Secure Synthesis of Distributed Cryptographic Applications


Developing secure distributed systems is difficult, and even harder when advanced cryptography must be used to achieve security goals. Following prior work, we advocate using secure program partitioning to synthesize cryptographic applications: instead of implementing a system of communicating processes, the programmer implements a centralized, sequential program, which is automatically compiled into a secure distributed version that uses cryptography.

While this approach is promising, formal results for the security of such compilers are limited in scope. In particular, no security proof yet simultaneously addresses subtleties essential for robust, efficient applications: multiple cryptographic mechanisms, malicious corruption, and asynchronous communication.

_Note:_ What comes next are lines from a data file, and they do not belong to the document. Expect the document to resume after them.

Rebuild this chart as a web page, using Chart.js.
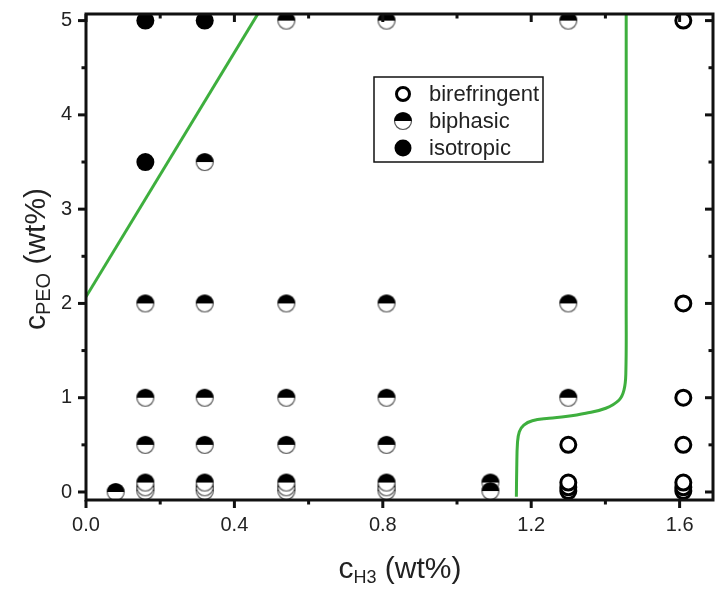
<!DOCTYPE html>
<html><head><meta charset="utf-8">
<script src="https://cdn.jsdelivr.net/npm/chart.js@4.4.0/dist/chart.umd.min.js"></script>
<style>html,body{margin:0;padding:0;background:#fff;}#wrap{width:719px;height:592px;}</style>
</head><body><div id="wrap"><canvas id="c" width="719" height="592"></canvas></div>
<script>
// ---- data ----
const seriesNames = ['birefringent', 'biphasic', 'isotropic'];
const birefringentX = [1.30, 1.30, 1.30, 1.30, 1.61, 1.61, 1.61, 1.61, 1.61, 1.61, 1.61];
const birefringentY = [0.01, 0.05, 0.1, 0.5, 0.01, 0.05, 0.1, 0.5, 1, 2, 5];
const biphasicX = [0.08,
  0.16, 0.16, 0.16, 0.16, 0.16, 0.16,
  0.32, 0.32, 0.32, 0.32, 0.32, 0.32, 0.32,
  0.54, 0.54, 0.54, 0.54, 0.54, 0.54, 0.54,
  0.81, 0.81, 0.81, 0.81, 0.81, 0.81, 0.81,
  1.09, 1.09,
  1.30, 1.30, 1.30];
const biphasicY = [0,
  0.01, 0.05, 0.1, 0.5, 1, 2,
  0.01, 0.05, 0.1, 0.5, 1, 2, 3.5,
  0.01, 0.05, 0.1, 0.5, 1, 2, 5,
  0.01, 0.05, 0.1, 0.5, 1, 2, 5,
  0.1, 0.01,
  1, 2, 5];
const isotropicX = [0.16, 0.16, 0.32];
const isotropicY = [3.5, 5, 5];
const boundaryLeftX = [0, 0.48];
const boundaryLeftY = [2.07, 5.18];
const boundaryRightX = [1.160, 1.161, 1.163, 1.168, 1.180, 1.203, 1.248, 1.293, 1.347, 1.401, 1.437, 1.450, 1.455, 1.456, 1.456];
const boundaryRightY = [-0.05, 0.25, 0.52, 0.64, 0.71, 0.756, 0.782, 0.80, 0.835, 0.888, 0.976, 1.08, 1.25, 2.0, 5.2];
const xTickValues = [0, 0.4, 0.8, 1.2, 1.6];
const xTickLabels = ['0.0', '0.4', '0.8', '1.2', '1.6'];
const xMinorTicks = [0.2, 0.6, 1.0, 1.4];
const yTickValues = [0, 1, 2, 3, 4, 5];
const yTickLabels = ['0', '1', '2', '3', '4', '5'];
const yMinorTicks = [0.5, 1.5, 2.5, 3.5, 4.5];

const zip = (xs, ys) => xs.map((x, i) => ({x: x, y: ys[i]}));

// ---- marker images ----
function biphasicMarker(r) {
  const s = Math.ceil(2 * r + 3);
  const c = document.createElement('canvas');
  c.width = s; c.height = s;
  const g = c.getContext('2d');
  const m = s / 2;
  g.beginPath(); g.arc(m, m, r, 0, Math.PI * 2);
  g.fillStyle = '#fff'; g.fill();
  g.lineWidth = 1.2; g.strokeStyle = '#555'; g.stroke();
  g.beginPath(); g.arc(m, m, r + 0.3, Math.PI, Math.PI * 2); g.closePath();
  g.fillStyle = '#000'; g.fill();
  return c;
}
const biphasicImg = biphasicMarker(8.5);

const FONT = '"Liberation Sans", Arial, sans-serif';
const TXT = '#222';

const frameTicks = {
  id: 'frameTicks',
  afterDraw(chart) {
    const ctx = chart.ctx, a = chart.chartArea;
    const xs = chart.scales.x, ys = chart.scales.y;
    ctx.save();
    ctx.strokeStyle = '#111';
    ctx.lineWidth = 3;
    ctx.strokeRect(a.left, a.top, a.right - a.left, a.bottom - a.top);
    ctx.lineCap = 'butt';
    const tick = (x1, y1, x2, y2) => { ctx.beginPath(); ctx.moveTo(x1, y1); ctx.lineTo(x2, y2); ctx.stroke(); };
    const MAJ = 8, MIN = 4.5;
    xTickValues.forEach(v => { const p = xs.getPixelForValue(v); tick(p, a.bottom, p, a.bottom + MAJ); tick(p, a.top, p, a.top + MAJ); });
    xMinorTicks.forEach(v => { const p = xs.getPixelForValue(v); tick(p, a.bottom, p, a.bottom + MIN); tick(p, a.top, p, a.top + MIN); });
    yTickValues.forEach(v => { const p = ys.getPixelForValue(v); tick(a.left, p, a.left - MAJ, p); tick(a.right, p, a.right - MAJ, p); });
    yMinorTicks.forEach(v => { const p = ys.getPixelForValue(v); tick(a.left, p, a.left - MIN, p); tick(a.right, p, a.right - MIN, p); });

    // axis titles
    ctx.fillStyle = TXT;
    ctx.textBaseline = 'alphabetic';
    const big = '30px ' + FONT, sub = '18px ' + FONT, subY = '20px ' + FONT;
    // x title
    ctx.font = big; const wc = ctx.measureText('c').width; const wt = ctx.measureText(' (wt%)').width;
    ctx.font = sub; const ws = ctx.measureText('H3').width;
    let x0 = 400 - (wc + ws + wt) / 2, by = 578;
    ctx.textAlign = 'left';
    ctx.font = big; ctx.fillText('c', x0, by);
    ctx.font = sub; ctx.fillText('H3', x0 + wc, by + 5);
    ctx.font = big; ctx.fillText(' (wt%)', x0 + wc + ws, by);
    // y title
    ctx.save();
    ctx.translate(45, 259);
    ctx.rotate(-Math.PI / 2);
    ctx.font = big; const wc2 = ctx.measureText('c').width; const wt2 = ctx.measureText(' (wt%)').width;
    ctx.font = subY; const ws2 = ctx.measureText('PEO').width;
    let y0 = -(wc2 + ws2 + wt2) / 2;
    ctx.font = big; ctx.fillText('c', y0, 0);
    ctx.font = subY; ctx.fillText('PEO', y0 + wc2, 5);
    ctx.font = big; ctx.fillText(' (wt%)', y0 + wc2 + ws2, 0);
    ctx.restore();

    // legend
    ctx.lineWidth = 1.5; ctx.strokeStyle = '#111';
    ctx.strokeRect(374, 77, 169, 85);
    const rows = [94, 121, 148];
    ctx.font = '22px ' + FONT; ctx.textBaseline = 'middle'; ctx.fillStyle = TXT;
    seriesNames.forEach((n, i) => ctx.fillText(n, 429, rows[i] + 1));
    ctx.beginPath(); ctx.arc(403, rows[0], 6.5, 0, Math.PI * 2); ctx.fillStyle = '#fff'; ctx.fill();
    ctx.lineWidth = 3; ctx.strokeStyle = '#000'; ctx.stroke();
    ctx.drawImage(biphasicImg, 403 - biphasicImg.width / 2, rows[1] - biphasicImg.height / 2);
    ctx.beginPath(); ctx.arc(403, rows[2], 8.5, 0, Math.PI * 2); ctx.fillStyle = '#000'; ctx.fill();
    ctx.restore();
  }
};

const green = 'rgb(62,175,62)';
new Chart(document.getElementById('c'), {
  type: 'scatter',
  data: {
    datasets: [
      {label: 'left boundary', type: 'line', data: zip(boundaryLeftX, boundaryLeftY), borderColor: green, borderWidth: 3, pointRadius: 0, fill: false, clip: 0, tension: 0},
      {label: 'right boundary', type: 'line', data: zip(boundaryRightX, boundaryRightY), borderColor: green, borderWidth: 3, pointRadius: 0, fill: false, clip: 0, tension: 0.4},
      {label: seriesNames[1], data: zip(biphasicX, biphasicY), pointStyle: biphasicImg, pointRadius: 9, clip: 0},
      {label: seriesNames[0], data: zip(birefringentX, birefringentY), pointStyle: 'circle', pointRadius: 7.5, borderWidth: 3, borderColor: '#000', backgroundColor: '#fff', clip: 0},
      {label: seriesNames[2], data: zip(isotropicX, isotropicY), pointStyle: 'circle', pointRadius: 9, borderWidth: 0, backgroundColor: '#000', clip: 0}
    ]
  },
  options: {
    responsive: false, animation: false, devicePixelRatio: 1,
    layout: {autoPadding: false, padding: {top: 14, right: 6, left: 0, bottom: 0}},
    plugins: {legend: {display: false}, tooltip: {enabled: false}},
    elements: {point: {hoverRadius: 9}},
    scales: {
      x: {
        type: 'linear', position: 'bottom', min: 0, max: 1.69,
        grid: {display: false, drawTicks: false}, border: {display: false},
        afterBuildTicks: s => { s.ticks = xTickValues.map(v => ({value: v})); },
        afterFit: s => { s.height = 92; s.paddingLeft = 0; s.paddingRight = 0; },
        ticks: {font: {family: FONT, size: 20}, color: TXT, padding: 13, maxRotation: 0,
          callback: v => xTickLabels[xTickValues.indexOf(v)]}
      },
      y: {
        type: 'linear', position: 'left', min: -0.085, max: 5.07,
        grid: {display: false, drawTicks: false}, border: {display: false},
        afterBuildTicks: s => { s.ticks = yTickValues.map(v => ({value: v})); },
        afterFit: s => { s.width = 86; s.paddingTop = 0; s.paddingBottom = 0; },
        ticks: {font: {family: FONT, size: 20}, color: TXT, padding: 14,
          callback: v => yTickLabels[yTickValues.indexOf(v)]}
      }
    }
  },
  plugins: [frameTicks]
});
</script>
</body></html>
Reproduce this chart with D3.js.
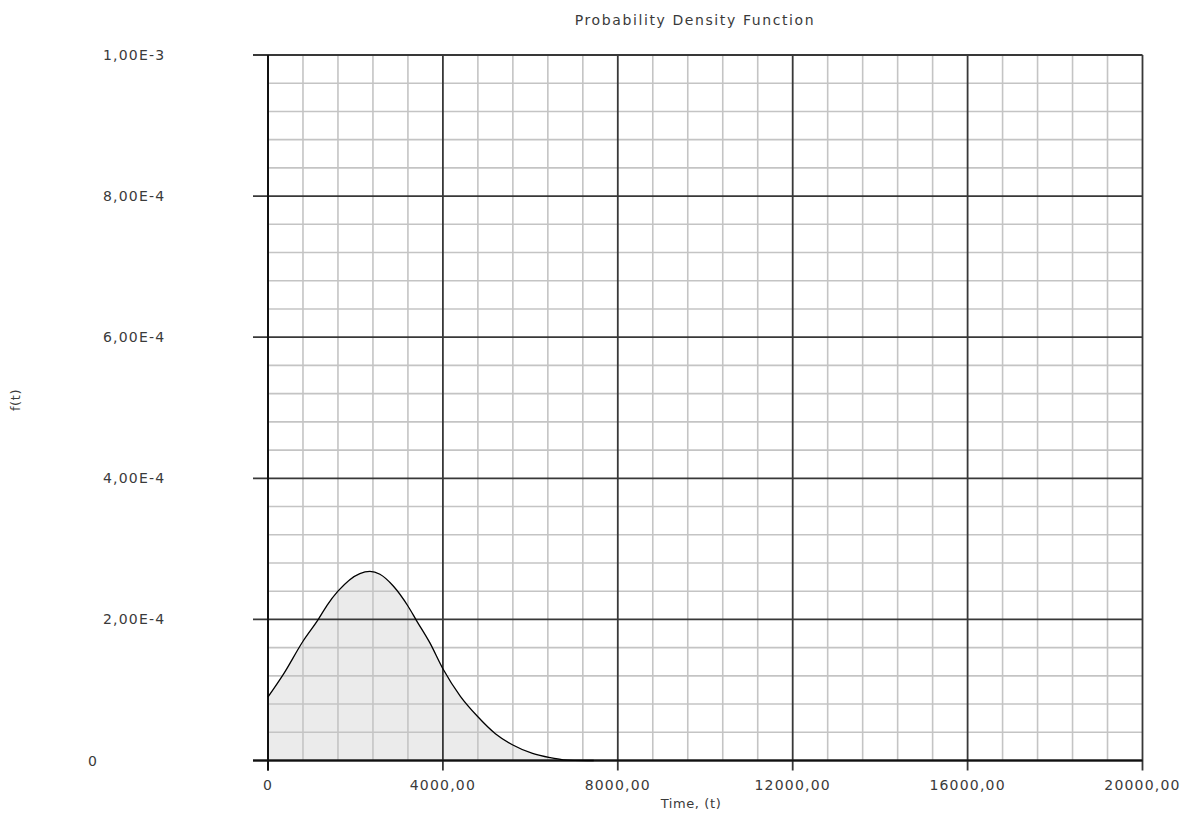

In this work, we develop a compiler security proof that handles these subtleties. Our proof relies on a novel unification of simulation-based security, information-flow control, choreographic programming, and sequentialization techniques for concurrent programs. While our proof targets hybrid protocols, which abstract cryptographic mechanisms as idealized functionalities, our approach offers a clear path toward leveraging Universal Composability to obtain end-to-end, modular security results with fully instantiated cryptographic mechanisms.

Finally, following prior observations about simulation-based security, we prove that our result guarantees robust hyperproperty preservation, an important criterion for compiler correctness that preserves all source-level security properties in target programs.